Chronic fatigue plagues traffic controllers

The Associated Press
Joan Lowy

WASHINGTON—Air traffic controllers’ work schedules often lead to chronic fatigue, making them less alert and endangering the safety of the country’s air traffic system, according to a study the U.S. government kept secret for years.
Federal Aviation Administration officials posted the study online yesterday, hours after The Associated Press reported the findings—and noted that agency officials had declined to furnish a copy despite repeated requests over the past three months, including a Freedom of Information Act filing.
The AP was able to obtain a draft of the final report dated Dec. 1, 2011.
The report FAA posted online was dated Dec. 2012, although the findings appear to be nearly identical to the draft.

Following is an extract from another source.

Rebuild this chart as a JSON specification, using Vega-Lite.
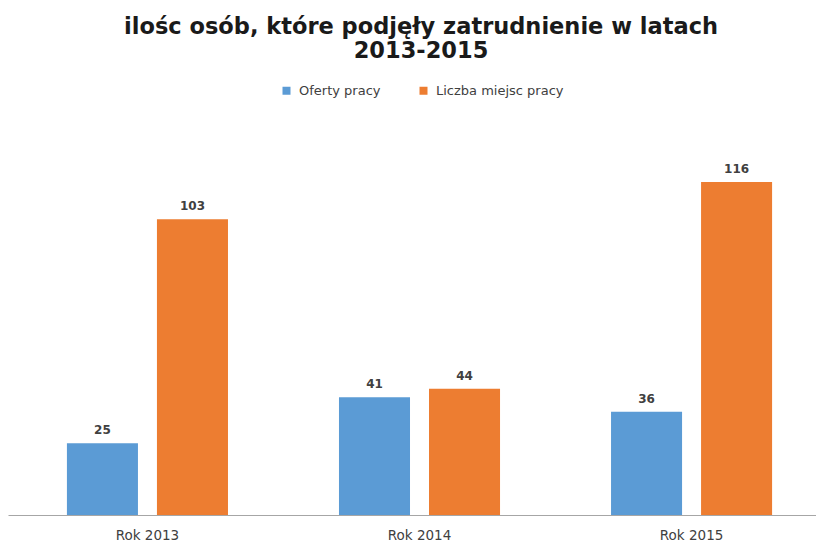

The impetus for the study was a recommendation by the National Transportation Safety Board to the FAA and the National Air Traffic Controllers Association to revise controller schedules to provide rest periods that are long enough “to obtain sufficient restorative sleep.”
The study found that nearly two in 10 controllers had committed significant errors in the previous year—such as bringing planes too close together—and over half attributed the errors to fatigue.
A third of controllers said they perceived fatigue to be a “high” or “extreme” safety risk.
Greater than six in 10 controllers indicated that in the previous year they had fallen asleep or experienced a lapse of attention while driving to or from midnight shifts, which typically begin about 10 p.m. and end around 6 a.m.
Overall, controllers whose activity was closely monitored by scientists averaged 5.8 hours of sleep per day over the course of a work week.
They averaged only 3.1 hours before midnight shifts and 5.4 hours before early morning shifts.
The most tiring schedules required controllers to work five straight midnight shifts, or to work six days a week several weeks in a row, often with at least one midnight shift per week.
The human body’s circadian rhythms make sleeping during daylight hours before a midnight shift especially difficult.
The study is composed of a survey of 3,268 controllers about their work schedules and sleep habits, and a field study that monitored the sleep and the mental alertness of more than 200 controllers at 30 air traffic facilities.
NASA produced the study at the FAA’s request.
J.D. Harrington, a NASA spokesman, also declined to release the study, saying in an email that since the FAA requested it, “they own the rights to decide its release.”
NASA gave the scientists who conducted the study an award for the project’s excellence in 2013.
In the field study, researchers concentrated on controllers who worked a schedule known as the “rattler” in which controllers squeeze five eight-hour shifts into four 24-hour periods by cutting the turnaround time between shifts to as little as eight hours.
Some controllers like the schedule because it gives them a three-day weekend.
Controllers participating in the study wore a wrist device that recorded when they were asleep.
They also kept logs of their sleep, and were administered alertness tests several times per work shift.
The 270-page study makes 17 recommendations to the FAA, including that the agency discontinue mandatory six-day schedules “as soon as possible.”
At the time, about four percent of controllers were being assigned “a six-day constant schedule,” the study said, but the share of controllers who had actually worked a six-day schedule in their previous work week was 15 per cent.
FAA spokeswoman Laura Brown, who didn’t provide answers to AP questions about controller fatigue for more than a month, said in an email late yesterday the agency now requires there be at least two controllers on duty after midnight and that controllers be provided at least nine hours between certain shifts to rest.
Controllers are also permitted more time for “recuperative breaks” during shifts, workload permitting.
“Although fatigue is an issue in any 24/7 operation, the FAA has taken many positive steps to minimize fatigue,” Brown said.
“The fatigue modeling we’ve done shows that there is greater alertness using these updated scheduling practices,” she added.